Aim: Write every line out verbatim and omit the pictures.
-*-*-
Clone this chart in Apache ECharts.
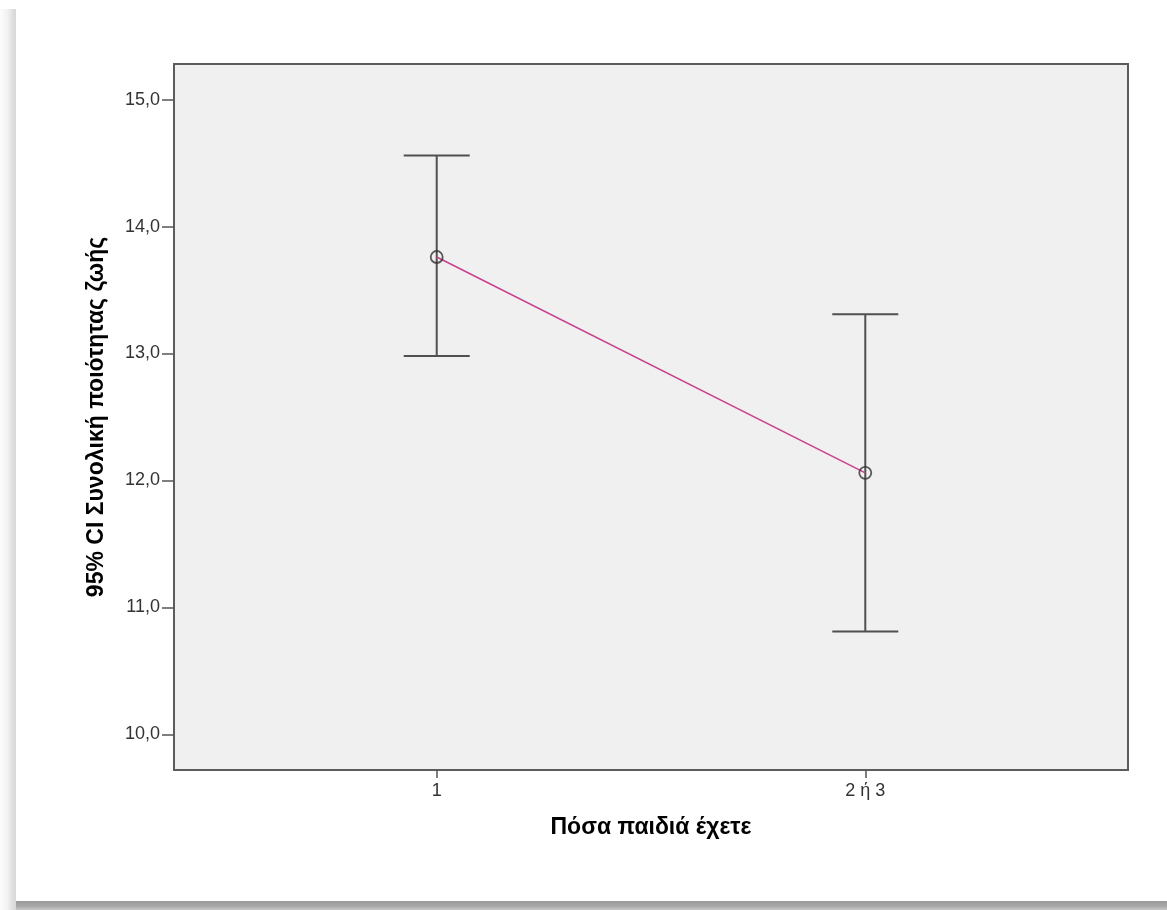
<!DOCTYPE html>
<html lang="el">
<head>
	<meta charset="UTF-8">
	<title>95% CI Συνολική ποιότητας ζωής</title>
	<script src="https://cdn.jsdelivr.net/npm/echarts@6/dist/echarts.min.js"></script>
	<style>
		html, body { margin: 0; padding: 0; background: #fff; }
		#wrap { position: relative; width: 1167px; height: 910px; overflow: hidden; }
		#shadowLeft { position: absolute; left: 0; top: 9px; width: 16px; height: 901px;
			background: linear-gradient(to right, #fdfdfd, #f3f3f3 45%, #dedede 80%, #d8d8d8); }
		#shadowBottom { position: absolute; left: 16px; top: 901px; width: 1151px; height: 9px;
			background: linear-gradient(to bottom, #9a9a9a, #a8a8a8 60%, #c8c8c8); }
		#main { position: absolute; left: 0; top: 0; width: 1167px; height: 900px; }
	</style>
</head>
<body>
	<div id="wrap">
		<div id="shadowLeft"></div>
		<div id="shadowBottom"></div>
		<div id="main"></div>
	</div>
	<script type="text/javascript">
	// data
	var categories = ['1', '2 ή 3'];
	var xPositions = [1, 2];
	var means = [13.76, 12.06];
	var lowerCI = [12.98, 10.81];
	var upperCI = [14.56, 13.31];
	var yTicks = [10, 11, 12, 13, 14, 15];

	var myChart = echarts.init(document.getElementById('main'));

	var meanPoints = xPositions.map(function (x, i) { return [x, means[i]]; });
	var barPoints = xPositions.map(function (x, i) { return [x, lowerCI[i], upperCI[i]]; });

	var option = {
		animation: false,
		grid: {
			left: 174, top: 64, width: 954, height: 706,
			show: true, backgroundColor: '#f0f0f0',
			borderColor: '#5c5c5c', borderWidth: 2
		},
		xAxis: {
			type: 'value',
			min: 0.387, max: 2.613,
			name: 'Πόσα παιδιά έχετε',
			nameLocation: 'middle', nameGap: 46,
			nameTextStyle: { fontFamily: 'Liberation Sans', fontWeight: 'bold', fontSize: 23, color: '#000' },
			splitLine: { show: false },
			axisLine: { show: false },
			axisTick: { show: true, length: 8, customValues: xPositions, lineStyle: { color: '#555', width: 1.5 } },
			axisLabel: {
				customValues: xPositions, margin: 12,
				fontFamily: 'Liberation Sans', fontSize: 18, color: '#333',
				formatter: function (v) { return categories[xPositions.indexOf(v)]; }
			}
		},
		yAxis: {
			type: 'value',
			min: 9.72, max: 15.28,
			name: '95% CI Συνολική ποιότητας ζωής',
			nameLocation: 'middle', nameGap: 66,
			nameTextStyle: { fontFamily: 'Liberation Sans', fontWeight: 'bold', fontSize: 23, color: '#000' },
			splitLine: { show: false },
			axisLine: { show: false },
			axisTick: { show: true, length: 12, customValues: yTicks, lineStyle: { color: '#555', width: 1.5 } },
			axisLabel: {
				customValues: yTicks, margin: 14,
				fontFamily: 'Liberation Sans', fontSize: 18, color: '#333',
				formatter: function (v) { return v.toFixed(1).replace('.', ','); }
			}
		},
		series: [
			{
				// error bars
				type: 'custom',
				data: barPoints,
				z: 2,
				renderItem: function (params, api) {
					var lo = api.coord([api.value(0), api.value(1)]);
					var hi = api.coord([api.value(0), api.value(2)]);
					var w = 33;
					var style = { stroke: '#505050', lineWidth: 2 };
					return {
						type: 'group',
						children: [
							{ type: 'line', shape: { x1: lo[0], y1: lo[1], x2: hi[0], y2: hi[1] }, style: style },
							{ type: 'line', shape: { x1: hi[0] - w, y1: hi[1], x2: hi[0] + w, y2: hi[1] }, style: style },
							{ type: 'line', shape: { x1: lo[0] - w, y1: lo[1], x2: lo[0] + w, y2: lo[1] }, style: style }
						]
					};
				}
			},
			{
				type: 'line',
				data: meanPoints,
				z: 3,
				showSymbol: false,
				lineStyle: { color: '#c8418f', width: 1.5 }
			},
			{
				type: 'scatter',
				data: meanPoints,
				z: 4,
				symbol: 'circle',
				symbolSize: 12,
				itemStyle: { color: 'rgba(0,0,0,0)', borderColor: '#333', borderWidth: 1.8 }
			}
		]
	};
	myChart.setOption(option);
	</script>
</body>
</html>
-*-*-
Task result:
Clone this chart in Apache ECharts.
<!DOCTYPE html>
<html lang="el">
<head>
	<meta charset="UTF-8">
	<title>95% CI Συνολική ποιότητας ζωής</title>
	<script src="https://cdn.jsdelivr.net/npm/echarts@6/dist/echarts.min.js"></script>
	<style>
		html, body { margin: 0; padding: 0; background: #fff; }
		#wrap { position: relative; width: 1167px; height: 910px; overflow: hidden; }
		#shadowLeft { position: absolute; left: 0; top: 9px; width: 16px; height: 901px;
			background: linear-gradient(to right, #fdfdfd, #f3f3f3 45%, #dedede 80%, #d8d8d8); }
		#shadowBottom { position: absolute; left: 16px; top: 901px; width: 1151px; height: 9px;
			background: linear-gradient(to bottom, #9a9a9a, #a8a8a8 60%, #c8c8c8); }
		#main { position: absolute; left: 0; top: 0; width: 1167px; height: 900px; }
	</style>
</head>
<body>
	<div id="wrap">
		<div id="shadowLeft"></div>
		<div id="shadowBottom"></div>
		<div id="main"></div>
	</div>
	<script type="text/javascript">
	// data
	var categories = ['1', '2 ή 3'];
	var xPositions = [1, 2];
	var means = [13.76, 12.06];
	var lowerCI = [12.98, 10.81];
	var upperCI = [14.56, 13.31];
	var yTicks = [10, 11, 12, 13, 14, 15];

	var myChart = echarts.init(document.getElementById('main'));

	var meanPoints = xPositions.map(function (x, i) { return [x, means[i]]; });
	var barPoints = xPositions.map(function (x, i) { return [x, lowerCI[i], upperCI[i]]; });

	var option = {
		animation: false,
		grid: {
			left: 174, top: 64, width: 954, height: 706,
			show: true, backgroundColor: '#f0f0f0',
			borderColor: '#5c5c5c', borderWidth: 2
		},
		xAxis: {
			type: 'value',
			min: 0.387, max: 2.613,
			name: 'Πόσα παιδιά έχετε',
			nameLocation: 'middle', nameGap: 46,
			nameTextStyle: { fontFamily: 'Liberation Sans', fontWeight: 'bold', fontSize: 23, color: '#000' },
			splitLine: { show: false },
			axisLine: { show: false },
			axisTick: { show: true, length: 8, customValues: xPositions, lineStyle: { color: '#555', width: 1.5 } },
			axisLabel: {
				customValues: xPositions, margin: 12,
				fontFamily: 'Liberation Sans', fontSize: 18, color: '#333',
				formatter: function (v) { return categories[xPositions.indexOf(v)]; }
			}
		},
		yAxis: {
			type: 'value',
			min: 9.72, max: 15.28,
			name: '95% CI Συνολική ποιότητας ζωής',
			nameLocation: 'middle', nameGap: 66,
			nameTextStyle: { fontFamily: 'Liberation Sans', fontWeight: 'bold', fontSize: 23, color: '#000' },
			splitLine: { show: false },
			axisLine: { show: false },
			axisTick: { show: true, length: 12, customValues: yTicks, lineStyle: { color: '#555', width: 1.5 } },
			axisLabel: {
				customValues: yTicks, margin: 14,
				fontFamily: 'Liberation Sans', fontSize: 18, color: '#333',
				formatter: function (v) { return v.toFixed(1).replace('.', ','); }
			}
		},
		series: [
			{
				// error bars
				type: 'custom',
				data: barPoints,
				z: 2,
				renderItem: function (params, api) {
					var lo = api.coord([api.value(0), api.value(1)]);
					var hi = api.coord([api.value(0), api.value(2)]);
					var w = 33;
					var style = { stroke: '#505050', lineWidth: 2 };
					return {
						type: 'group',
						children: [
							{ type: 'line', shape: { x1: lo[0], y1: lo[1], x2: hi[0], y2: hi[1] }, style: style },
							{ type: 'line', shape: { x1: hi[0] - w, y1: hi[1], x2: hi[0] + w, y2: hi[1] }, style: style },
							{ type: 'line', shape: { x1: lo[0] - w, y1: lo[1], x2: lo[0] + w, y2: lo[1] }, style: style }
						]
					};
				}
			},
			{
				type: 'line',
				data: meanPoints,
				z: 3,
				showSymbol: false,
				lineStyle: { color: '#c8418f', width: 1.5 }
			},
			{
				type: 'scatter',
				data: meanPoints,
				z: 4,
				symbol: 'circle',
				symbolSize: 12,
				itemStyle: { color: 'rgba(0,0,0,0)', borderColor: '#333', borderWidth: 1.8 }
			}
		]
	};
	myChart.setOption(option);
	</script>
</body>
</html>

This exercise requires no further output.